その結果顧客の意図したものが作成出来ず、プロジェクトの他の人員にも説明出来ず一人で解決方法を抱え込んで立ち往生する人間も多い。
 実際のシステム開発の現場では満足な表現能力がないのにも関わらず重要なドキュメントを作成する場面に遭遇してしまう。どのように切り抜けるというと、どこからか過去作成された同種のドキュメントを利用して見よう見まね作成することとなる。しかし過去に作成されたものが再利用するに値するものであれば良いが、多年に渡り同じことを繰り返しているこの業界では、再利用に値しないものが多い。その結果極めて表現能力の落ちるドキュメントの再生産が繰り返されているのが現実である。また若い技術者を指導すべき年長者に豊かな表現能力があるとは限らず、文章といっても箇条書きが書ける程度の年長の技術者は多い、そういう現実を見てしまった若い技術者は表現能力磨く必要性をあまり感じなくなってしまう。
 よく要件定義がなかなか終わらないと顧客の責任であるかのように言っている技術者がよくいるが、もちろん顧客が自己のシステム開発の業務を理解していないというケースもあるが、顧客が理解出来るようなドキュメントを作成していないことも多い。顧客に理解するのにかなりの想像力を強いている場合もある。一を聞いて一を書いて確認しても時間がかかってしまうばかりである。一を聞いたら自分の想像力で百を書けとは言わないが、十は書いて欲しいものだが、顧客の言うことだけを書くのが精一杯ということが多い。遅々として要件定義が終わらないケースはこのようなケース多い。やはり一を聞いたら十を書くくらい能力がないと要件定義フェーズのスピードは極端に落ちる。又基本設計工程に入り顧客の要望を文章、絵図、表を適宜用いて表現しないと、基本設計の合意に達するのにも多大な時間を要してしまう。

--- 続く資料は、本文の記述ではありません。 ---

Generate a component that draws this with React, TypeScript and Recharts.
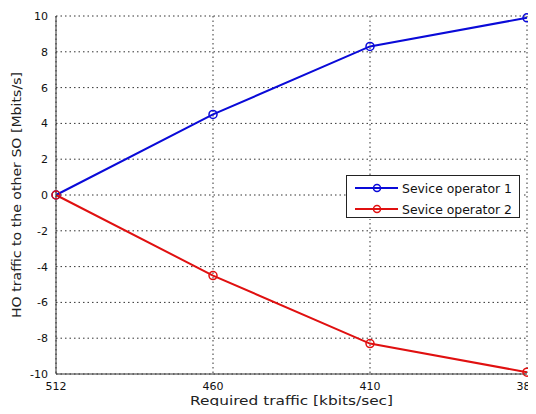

 最近同じプロジェクトマネジメント関係のコンサルタントの多くがよく言うことの一つに、全体を俯瞰出来るドキュメントが少なく、全体を把握することが極めて難しいという話がよく出る。このようなことはシステム開発会社の大小に関わらず発生しているようであり、筆者もこの2、3年、システム全体機能情報関連図、サブシステム毎の概要図を書くように指導してもなかなか書けず、PMコンサルの筆者が代わりに書くはめになったことが殆どであった。
 SE教育に表現能力の向上と教育があっても良いと思う。